I’m especially fascinated with how this whole thing came together, though. The Red Sox completely changed course in a matter of months, and Ben Cherington’s vision has been a breath of fresh air.

We’re in the midst of an interesting era, as there’s this ongoing clash between sabermetricians and baseball traditionalists. Baseball has and always will be a numbers game, but the development and implementation of new statistical analysis has caused a rift between advocates of the new quantitative data and those who would rather use the eyeball test than rely on a complex set of numbers.

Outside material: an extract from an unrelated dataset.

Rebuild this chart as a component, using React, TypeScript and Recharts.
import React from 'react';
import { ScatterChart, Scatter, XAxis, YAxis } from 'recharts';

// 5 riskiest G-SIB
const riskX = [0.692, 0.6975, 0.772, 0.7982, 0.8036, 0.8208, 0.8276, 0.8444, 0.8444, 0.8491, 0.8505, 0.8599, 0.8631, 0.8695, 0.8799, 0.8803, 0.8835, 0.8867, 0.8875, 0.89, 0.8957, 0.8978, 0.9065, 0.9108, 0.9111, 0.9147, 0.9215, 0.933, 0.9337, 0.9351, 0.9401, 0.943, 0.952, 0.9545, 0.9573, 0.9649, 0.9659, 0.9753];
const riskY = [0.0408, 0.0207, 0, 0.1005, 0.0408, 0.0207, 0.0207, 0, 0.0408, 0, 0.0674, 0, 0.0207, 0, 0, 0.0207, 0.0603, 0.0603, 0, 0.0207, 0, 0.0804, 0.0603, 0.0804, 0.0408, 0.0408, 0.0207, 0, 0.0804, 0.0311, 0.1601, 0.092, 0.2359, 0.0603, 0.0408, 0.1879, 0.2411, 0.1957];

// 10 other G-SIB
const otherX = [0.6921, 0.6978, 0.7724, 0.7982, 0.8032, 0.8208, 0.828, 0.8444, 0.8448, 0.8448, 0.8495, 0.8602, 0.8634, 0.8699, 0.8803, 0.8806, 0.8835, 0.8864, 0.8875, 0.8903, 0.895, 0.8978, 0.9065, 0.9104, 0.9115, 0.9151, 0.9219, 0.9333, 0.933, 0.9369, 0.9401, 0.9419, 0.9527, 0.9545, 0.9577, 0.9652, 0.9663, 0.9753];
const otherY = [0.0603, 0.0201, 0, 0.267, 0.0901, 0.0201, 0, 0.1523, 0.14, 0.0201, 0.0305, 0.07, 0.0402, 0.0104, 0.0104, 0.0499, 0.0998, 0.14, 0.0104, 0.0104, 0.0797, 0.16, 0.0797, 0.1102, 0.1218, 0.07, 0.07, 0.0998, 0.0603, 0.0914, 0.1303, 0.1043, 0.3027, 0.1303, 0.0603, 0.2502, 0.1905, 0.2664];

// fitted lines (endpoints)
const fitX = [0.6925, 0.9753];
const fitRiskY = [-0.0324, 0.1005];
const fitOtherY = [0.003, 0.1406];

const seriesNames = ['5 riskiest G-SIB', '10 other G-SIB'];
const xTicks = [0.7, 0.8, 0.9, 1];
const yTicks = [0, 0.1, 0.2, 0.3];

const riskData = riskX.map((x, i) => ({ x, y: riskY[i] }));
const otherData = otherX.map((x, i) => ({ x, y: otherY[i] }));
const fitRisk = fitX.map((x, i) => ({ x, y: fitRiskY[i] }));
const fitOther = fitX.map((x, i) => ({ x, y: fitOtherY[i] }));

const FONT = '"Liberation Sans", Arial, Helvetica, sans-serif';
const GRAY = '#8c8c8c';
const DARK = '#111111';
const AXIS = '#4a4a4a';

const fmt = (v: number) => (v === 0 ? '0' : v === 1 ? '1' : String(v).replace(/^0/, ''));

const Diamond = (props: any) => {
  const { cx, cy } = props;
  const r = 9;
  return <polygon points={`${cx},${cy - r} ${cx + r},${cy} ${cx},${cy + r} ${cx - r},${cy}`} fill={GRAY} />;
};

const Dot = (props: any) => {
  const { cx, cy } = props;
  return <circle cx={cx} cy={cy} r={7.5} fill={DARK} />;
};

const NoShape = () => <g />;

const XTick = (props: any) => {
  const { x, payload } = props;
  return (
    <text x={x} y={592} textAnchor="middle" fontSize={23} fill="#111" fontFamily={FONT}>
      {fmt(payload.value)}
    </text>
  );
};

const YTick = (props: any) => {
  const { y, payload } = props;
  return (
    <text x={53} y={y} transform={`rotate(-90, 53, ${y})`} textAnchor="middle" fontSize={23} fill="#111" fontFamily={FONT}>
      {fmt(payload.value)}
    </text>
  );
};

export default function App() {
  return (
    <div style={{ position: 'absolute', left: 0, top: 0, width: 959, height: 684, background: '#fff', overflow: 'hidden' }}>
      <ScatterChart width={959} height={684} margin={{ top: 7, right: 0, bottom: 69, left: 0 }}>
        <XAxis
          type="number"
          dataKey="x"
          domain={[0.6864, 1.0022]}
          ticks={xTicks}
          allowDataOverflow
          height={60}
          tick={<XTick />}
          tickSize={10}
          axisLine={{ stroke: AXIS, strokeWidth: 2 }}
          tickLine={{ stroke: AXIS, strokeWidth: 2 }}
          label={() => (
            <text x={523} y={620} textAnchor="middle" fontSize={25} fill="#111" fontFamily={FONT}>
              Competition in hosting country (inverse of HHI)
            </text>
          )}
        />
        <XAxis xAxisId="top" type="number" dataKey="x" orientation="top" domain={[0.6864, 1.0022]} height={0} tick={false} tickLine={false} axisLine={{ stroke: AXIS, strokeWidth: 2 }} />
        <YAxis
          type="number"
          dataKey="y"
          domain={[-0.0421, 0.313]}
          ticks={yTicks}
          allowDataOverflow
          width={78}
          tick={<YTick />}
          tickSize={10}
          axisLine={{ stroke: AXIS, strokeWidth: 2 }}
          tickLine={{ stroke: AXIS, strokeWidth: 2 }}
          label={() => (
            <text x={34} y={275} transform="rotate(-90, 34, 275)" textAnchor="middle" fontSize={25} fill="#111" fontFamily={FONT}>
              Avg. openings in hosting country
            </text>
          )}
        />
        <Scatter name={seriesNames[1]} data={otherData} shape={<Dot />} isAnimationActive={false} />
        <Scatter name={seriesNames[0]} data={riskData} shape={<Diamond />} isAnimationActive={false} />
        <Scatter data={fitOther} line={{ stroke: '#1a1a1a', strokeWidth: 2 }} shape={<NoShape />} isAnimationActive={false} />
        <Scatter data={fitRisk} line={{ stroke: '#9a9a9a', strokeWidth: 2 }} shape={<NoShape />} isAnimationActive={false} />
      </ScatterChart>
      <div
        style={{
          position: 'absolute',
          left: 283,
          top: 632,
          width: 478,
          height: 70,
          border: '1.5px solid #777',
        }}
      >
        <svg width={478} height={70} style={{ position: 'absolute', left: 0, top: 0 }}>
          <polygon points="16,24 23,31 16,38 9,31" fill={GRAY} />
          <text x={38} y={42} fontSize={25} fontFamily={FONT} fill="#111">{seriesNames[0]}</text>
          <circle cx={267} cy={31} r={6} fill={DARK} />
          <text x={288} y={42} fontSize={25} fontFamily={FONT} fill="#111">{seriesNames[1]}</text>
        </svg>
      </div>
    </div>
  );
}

Last season’s Mike Trout-Miguel Cabrera MVP debate showed just how deep the rift runs, and, while fascinating, the whole thing was really quite annoying.

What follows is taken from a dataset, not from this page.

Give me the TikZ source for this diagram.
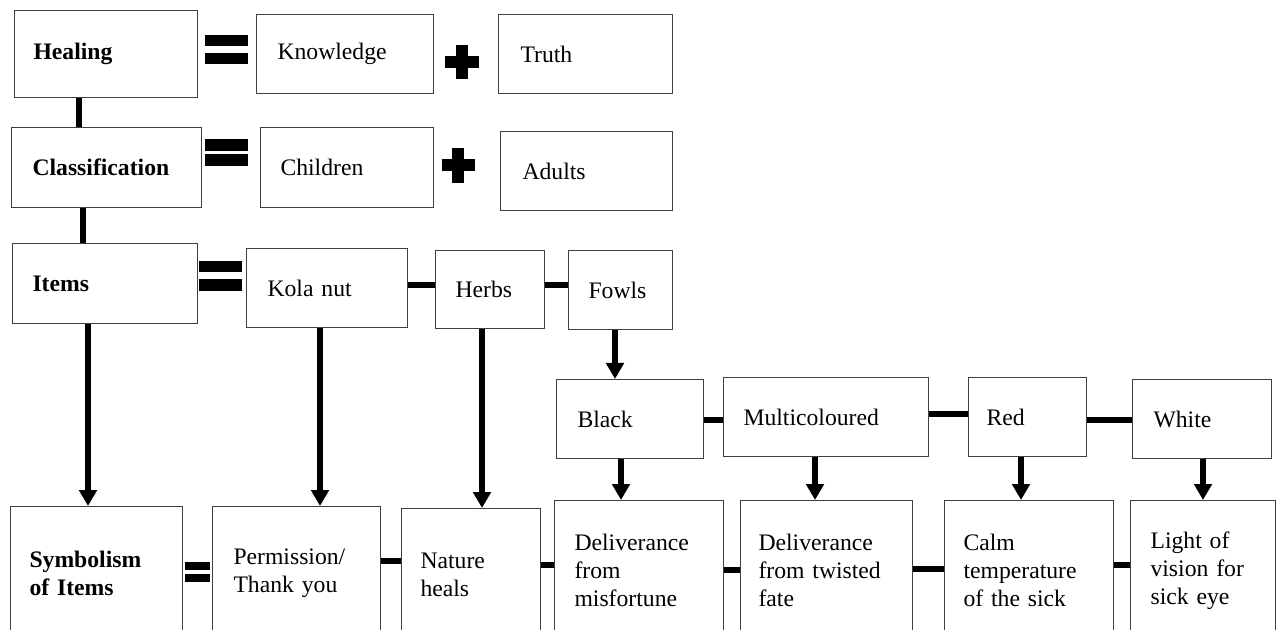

I never understood the beef between the “numbers guys” and those who have a more “old school” outlook. It’s almost like we, as baseball fans, are expected to take sides. But why? It’s not as if the two are mutually exclusive. It’s OK to mix and match. It’s not against the law to go after one player based on his WAR while pursuing another player because of things that can’t be quantified, like intangibles, personality and clubhouse leadership.

There’s a ton of value in the amount of quantitative data available, and it should absolutely be an important part of a team’s research on a given player. But there’s still a human element to sports. Building a successful team requires finding the right balance, and Cherington has struck that balance perfectly.

Do you think that John Farrell could win Manager of the Year?
–Alex, Nashua, N.H.

He gets my vote.

Terry Francona has done an excellent job in his first season in Cleveland, Bob Melvin (who won the award in 2012) keeps rolling in Oakland and Joe Girardi had an outside shot until the Yankees completely fell out of contention. But the Red Sox’ amazing turnaround starts with Ben Cherington and John Farrell.

Farrell has made a few questionable in-game decisions this season. Given his overall body of work, though, it’ll be surprising if he doesn’t take home the hardware.